Despite the photo being misused, there have been concerns raised about the campaign since tenants of rental homes found to be "unsafe" in Beijing's ongoing safety checks are being forced to leave en masse. But the city-wide campaign is not driven by a government agenda to get rid of the "low-end population" as some are suggesting, the municipal authorities have stressed.

They did not use, or even invent that term. Nobody wants to take credit for that. But despite that, the discriminative, derogatory term is often heard off the record and it hardly raises an eyebrow in present-day Beijing.

It is a harsh truth, but low-income, non-local residents, mostly transient workers from rural areas, seldom get the treatment they deserve for making our cities better places to live. Instead, they are more often viewed as a dispensable, even unwelcome group by many.

And that the renters of residences in the capital suddenly found unsafe, even "illicit", are being evicted on very short notice, a week maximum, amid the hostile winter winds blowing through the capital may indeed sound harsh. To them, at least for now, Beijing is not as local authorities claim – "the best place to be".

But the municipal authorities in Beijing have reason to feel wronged.

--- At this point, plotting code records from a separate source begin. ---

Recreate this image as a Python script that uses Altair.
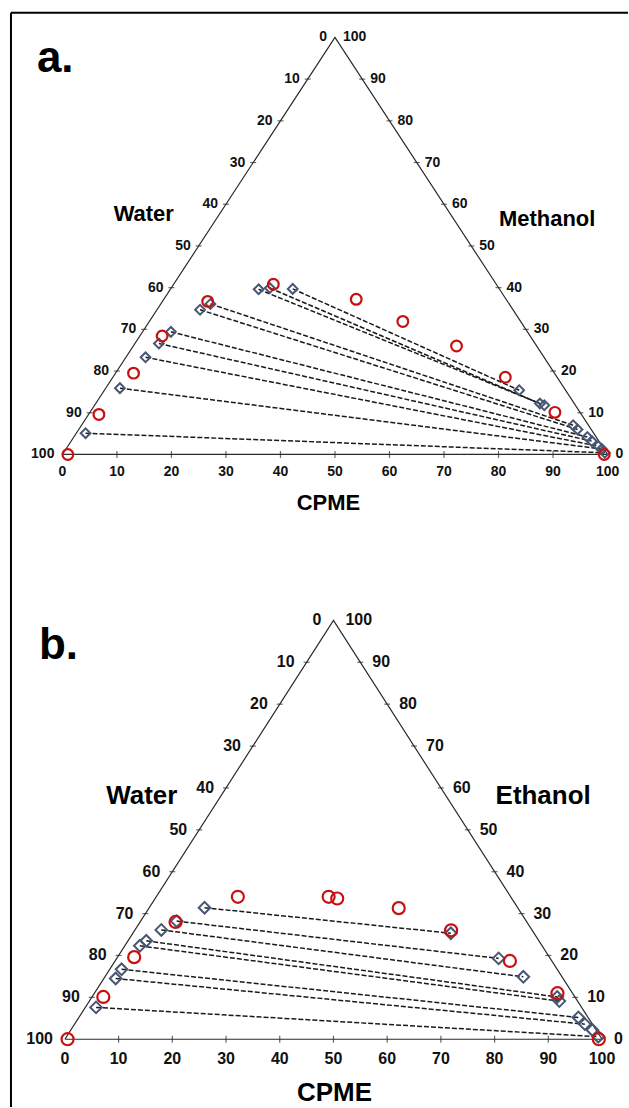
import altair as alt
import pandas as pd

# ---------------- data (mass %, CPME and alcohol; water = 100 - both) ----------------
ticks = [0, 10, 20, 30, 40, 50, 60, 70, 80, 90, 100]

# Panel a: CPME / Methanol / Water
a_bin_cpme = [1.0, 1.9, 3.3, 4.1, 8.3, 18.3, 35.3, 46.5, 59.3, 72.0, 85.3, 99.4]
a_bin_alc = [0.0, 9.6, 19.5, 28.4, 36.7, 40.8, 37.2, 31.9, 26.0, 18.5, 10.1, 0.0]
a_tie_l_cpme = [1.7, 2.6, 3.6, 4.4, 5.2, 7.9, 9.1, 16.2, 18.1, 22.4]
a_tie_l_alc = [5.1, 15.9, 23.3, 26.6, 29.4, 34.7, 36.1, 39.6, 39.9, 39.7]
a_tie_r_cpme = [99.3, 98.3, 97.3, 95.5, 94.2, 91.5, 90.2, 82.5, 81.5, 76.1]
a_tie_r_alc = [0.4, 1.3, 2.0, 3.2, 4.2, 6.0, 7.0, 11.8, 12.2, 15.4]
a_extra_cpme = []
a_extra_alc = []

# Panel b: CPME / Ethanol / Water
b_bin_cpme = [0.5, 2.1, 3.1, 6.6, 15.2, 32.1, 33.9, 46.5, 58.9, 73.5, 86.2, 99.4]
b_bin_alc = [0.0, 10.1, 19.6, 28.0, 34.0, 34.0, 33.6, 31.3, 26.0, 18.7, 11.0, 0.0]
b_tie_l_cpme = [10.3, 6.7, 4.9, 3.4, 2.8, 2.2, 2.2, 2.0]
b_tie_l_alc = [31.4, 28.2, 26.1, 23.5, 22.3, 16.7, 14.5, 7.6]
b_tie_r_cpme = [59.2, 71.1, 77.9, 86.6, 87.5, 93.0, 95.0, 99.0]
b_tie_r_alc = [25.3, 19.3, 14.9, 10.1, 9.1, 5.2, 3.6, 0.6]
b_extra_cpme = [97.1]
b_extra_alc = [2.2]

FONT = "Liberation Sans"
W = 629
H = 554
RED = "#c81010"
DIA = "#475673"


def panel(tag, alcohol, d, geom, style, lab):
    x0, sx, yb, sy = geom
    xs = alt.Scale(domain=[-x0 / sx, (W - x0) / sx], nice=False, zero=False)
    ys = alt.Scale(domain=[(yb - H) / sy, yb / sy], nice=False, zero=False)
    X = alt.X("X:Q", scale=xs, axis=None)
    Y = alt.Y("Y:Q", scale=ys, axis=None)

    def base(df):
        return alt.Chart(df).transform_calculate(X="datum.C + datum.M / 2", Y="datum.M")

    edges = base(pd.DataFrame({"C": [0, 100, 0, 0], "M": [0, 0, 100, 0], "o": [0, 1, 2, 3]})).mark_line(
        color="#2a2a2a", strokeWidth=1.2
    ).encode(x=X, y=Y, order="o:Q")

    inner = [t for t in ticks if 0 < t < 100]
    side = pd.DataFrame(
        {"C": [0] * len(inner) + [100 - t for t in inner],
         "M": [100 - t for t in inner] + inner}
    )
    side_ticks = base(side).mark_tick(orient="horizontal", size=6, thickness=1.2, color="#2a2a2a").encode(x=X, y=Y)
    bot_ticks = base(pd.DataFrame({"C": inner, "M": [0] * len(inner)})).mark_tick(
        orient="vertical", size=7, thickness=1.2, color="#2a2a2a"
    ).encode(x=X, y=Y)

    fs = style["tick_fs"]
    left_lab = base(pd.DataFrame({"C": [0] * len(ticks), "M": [100 - t for t in ticks], "t": ticks})).mark_text(
        align="right", baseline="middle", dx=-style["gap"], font=FONT, fontWeight="bold", fontSize=fs, color="#111"
    ).encode(x=X, y=Y, text="t:Q")
    right_lab = base(pd.DataFrame({"C": [100 - t for t in ticks], "M": ticks, "t": ticks})).mark_text(
        align="left", baseline="middle", dx=style["gap"], font=FONT, fontWeight="bold", fontSize=fs, color="#111"
    ).encode(x=X, y=Y, text="t:Q")
    bot_lab = base(pd.DataFrame({"C": ticks, "M": [0] * len(ticks), "t": ticks})).mark_text(
        align="center", baseline="middle", dy=style["bot_dy"], font=FONT, fontWeight="bold", fontSize=fs, color="#111"
    ).encode(x=X, y=Y, text="t:Q")

    n = len(d["lc"])
    tie = pd.DataFrame(
        {"id": list(range(n)) * 2,
         "C": d["lc"] + d["rc"],
         "M": d["lm"] + d["rm"]}
    )
    tie_lines = base(tie).mark_line(color="#1a1a1a", strokeWidth=1.5, strokeDash=[5, 2]).encode(
        x=X, y=Y, detail="id:N"
    )
    dia_df = pd.DataFrame({"C": d["lc"] + d["rc"] + d["ec"], "M": d["lm"] + d["rm"] + d["em"]})
    diamonds = base(dia_df).mark_point(
        shape="diamond", filled=False, size=style["dia"], stroke=DIA, strokeWidth=2, opacity=1
    ).encode(x=X, y=Y)
    circles = base(pd.DataFrame({"C": d["bc"], "M": d["bm"]})).mark_point(
        shape="circle", filled=False, size=style["circ"], stroke=RED, strokeWidth=2.2, opacity=1
    ).encode(x=X, y=Y)

    one = pd.DataFrame({"t": [0]})

    def txt(s, x, y, size, align="center"):
        return alt.Chart(pd.DataFrame({"t": [s]})).mark_text(
            align=align, baseline="alphabetic", font=FONT, fontWeight="bold", fontSize=size, color="#000"
        ).encode(x=alt.value(x), y=alt.value(y), text="t:N")

    labels = [
        txt(tag, lab["tag"][0], lab["tag"][1], 44, align="left"),
        txt("Water", lab["water"][0], lab["water"][1], style["name_fs"]),
        txt(alcohol, lab["alc"][0], lab["alc"][1], style["name_fs"]),
        txt("CPME", lab["cpme"][0], lab["cpme"][1], style["name_fs"]),
    ]

    border = []
    if lab["border"]:
        border = [
            alt.Chart(one).mark_rule(color="#000", strokeWidth=2).encode(
                x=alt.value(11), y=alt.value(12), y2=alt.value(2 * H)
            ),
            alt.Chart(one).mark_rule(color="#000", strokeWidth=2).encode(
                x=alt.value(11), x2=alt.value(W), y=alt.value(12)
            ),
        ]

    return alt.layer(
        *border, edges, side_ticks, bot_ticks, left_lab, right_lab, bot_lab,
        tie_lines, diamonds, circles, *labels
    ).properties(width=W, height=H)


pa = panel(
    "a.", "Methanol",
    dict(bc=a_bin_cpme, bm=a_bin_alc, lc=a_tie_l_cpme, lm=a_tie_l_alc, rc=a_tie_r_cpme, rm=a_tie_r_alc,
         ec=a_extra_cpme, em=a_extra_alc),
    (62.5, 5.46, 454.3, 4.177),
    dict(tick_fs=14, gap=8, bot_dy=18, dia=95, circ=115, name_fs=22),
    dict(tag=(37, 71), water=(144, 220), alc=(548, 225.5), cpme=(329, 510), border=True),
)
pb = panel(
    "b.", "Ethanol",
    dict(bc=b_bin_cpme, bm=b_bin_alc, lc=b_tie_l_cpme, lm=b_tie_l_alc, rc=b_tie_r_cpme, rm=b_tie_r_alc,
         ec=b_extra_cpme, em=b_extra_alc),
    (65, 5.38, 486, 4.195),
    dict(tick_fs=16, gap=12, bot_dy=20, dia=135, circ=145, name_fs=26),
    dict(tag=(39, 105), water=(142, 250.5), alc=(544, 250.5), cpme=(335, 548), border=False),
)

chart = (
    alt.vconcat(pa, pb, spacing=0, bounds="flush")
    .properties(padding=0, background="white")
    .configure_view(stroke=None)
    .configure_concat(spacing=0)
)
chart.save("out.html", embed_options={"renderer": "svg", "actions": False})
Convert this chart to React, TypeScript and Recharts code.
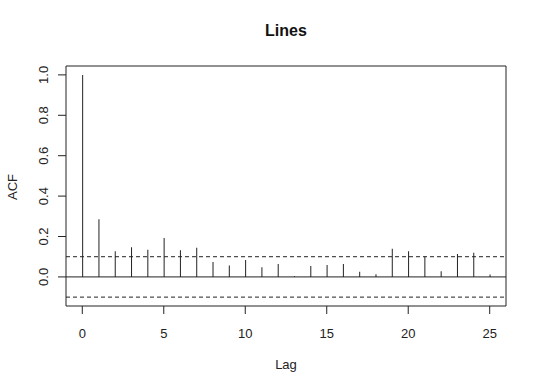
import React from "react";
import {
  ComposedChart,
  Bar,
  XAxis,
  YAxis,
  ReferenceLine,
  ReferenceArea,
} from "recharts";

const lags = [0, 1, 2, 3, 4, 5, 6, 7, 8, 9, 10, 11, 12, 13, 14, 15, 16, 17, 18, 19, 20, 21, 22, 23, 24, 25];
const acfValues = [
  1.0, 0.286, 0.127, 0.147, 0.135, 0.193, 0.132, 0.144, 0.074, 0.056, 0.084, 0.048, 0.064,
  0.003, 0.054, 0.059, 0.064, 0.026, 0.013, 0.139, 0.127, 0.101, 0.028, 0.114, 0.12, 0.012,
];
const xTicks = [0, 5, 10, 15, 20, 25];
const yTicks = [0, 0.2, 0.4, 0.6, 0.8, 1.0];
const ciBound = 0.1;

const data = lags.map((lag, i) => ({ lag, acf: acfValues[i] }));

const INK = "#222";
const FONT = "'Liberation Sans', Arial, sans-serif";

function YTick(props: any) {
  const { y, payload } = props;
  return (
    <text
      x={44}
      y={y}
      transform={`rotate(-90, 44, ${y})`}
      textAnchor="middle"
      dominantBaseline="central"
      fontSize={13}
      fontFamily={FONT}
      fill={INK}
    >
      {Number(payload.value).toFixed(1)}
    </text>
  );
}

export default function App() {
  return (
    <div style={{ position: "absolute", left: 0, top: 0, width: 540, height: 389, background: "#fff" }}>
      <svg width={540} height={389} style={{ position: "absolute", left: 0, top: 0, pointerEvents: "none" }}>
        <text x={286} y={30} textAnchor="middle" dominantBaseline="central" fontSize={16} fontWeight="bold" fontFamily={FONT} fill="#111">
          Lines
        </text>
        <text x={286} y={364} textAnchor="middle" dominantBaseline="central" fontSize={13} fontFamily={FONT} fill={INK}>
          Lag
        </text>
        <text
          x={12}
          y={187}
          transform="rotate(-90, 12, 187)"
          textAnchor="middle"
          dominantBaseline="central"
          fontSize={13}
          fontFamily={FONT}
          fill={INK}
        >
          ACF
        </text>
      </svg>
      <ComposedChart
        width={540}
        height={389}
        data={data}
        margin={{ top: 66, right: 34, bottom: 0, left: 0 }}
        style={{ position: "absolute", left: 0, top: 0 }}
      >
        <XAxis
          dataKey="lag"
          type="number"
          domain={[-1, 26]}
          ticks={xTicks}
          allowDataOverflow
          axisLine={false}
          tickSize={8}
          tickMargin={15}
          tickLine={{ stroke: INK }}
          tick={{ fill: INK, fontSize: 13, fontFamily: FONT }}
          height={83}
        />
        <YAxis
          type="number"
          domain={[-0.144, 1.044]}
          ticks={yTicks}
          allowDataOverflow
          axisLine={false}
          tickSize={8}
          tickLine={{ stroke: INK }}
          tick={<YTick />}
          width={66}
        />
        <ReferenceArea
          x1={-1}
          x2={26}
          y1={-0.144}
          y2={1.044}
          fill="none"
          fillOpacity={0}
          stroke={INK}
          strokeWidth={1}
          ifOverflow="visible"
        />
        <ReferenceLine y={0} stroke={INK} strokeWidth={1} />
        <ReferenceLine y={ciBound} stroke={INK} strokeDasharray="4 3" />
        <ReferenceLine y={-ciBound} stroke={INK} strokeDasharray="4 3" />
        <Bar dataKey="acf" barSize={1} fill={INK} isAnimationActive={false} />
      </ComposedChart>
    </div>
  );
}
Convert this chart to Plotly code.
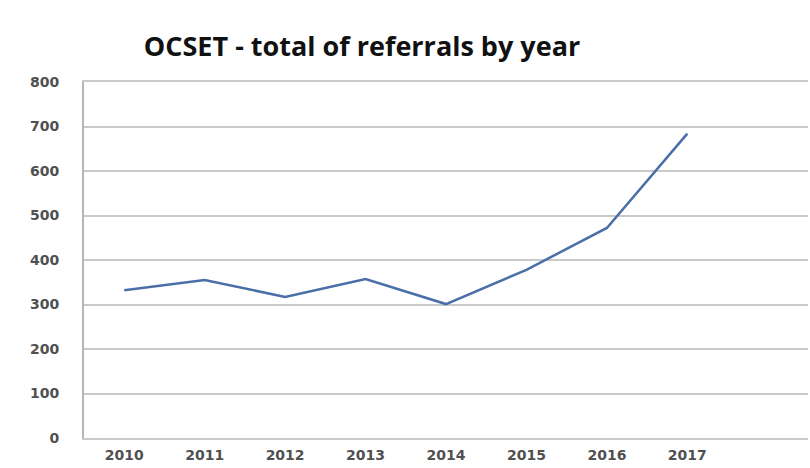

This is a well-intentioned campaign gone awry. Well not awry, rather from their perspective it is being misread.

The November 18 fire in Daxing District, which claimed 19 lives, was a reminder of the deadly potential unsafe rental homes pose, to which the authorities have responded quickly with sweeping checks.

They admit some of campaign might have been carried out too hastily, but they are already taking steps to rectify this.

Portraying what is a necessary safety campaign as expelling those who are unwanted is thus irresponsible and groundless, as the authorities say.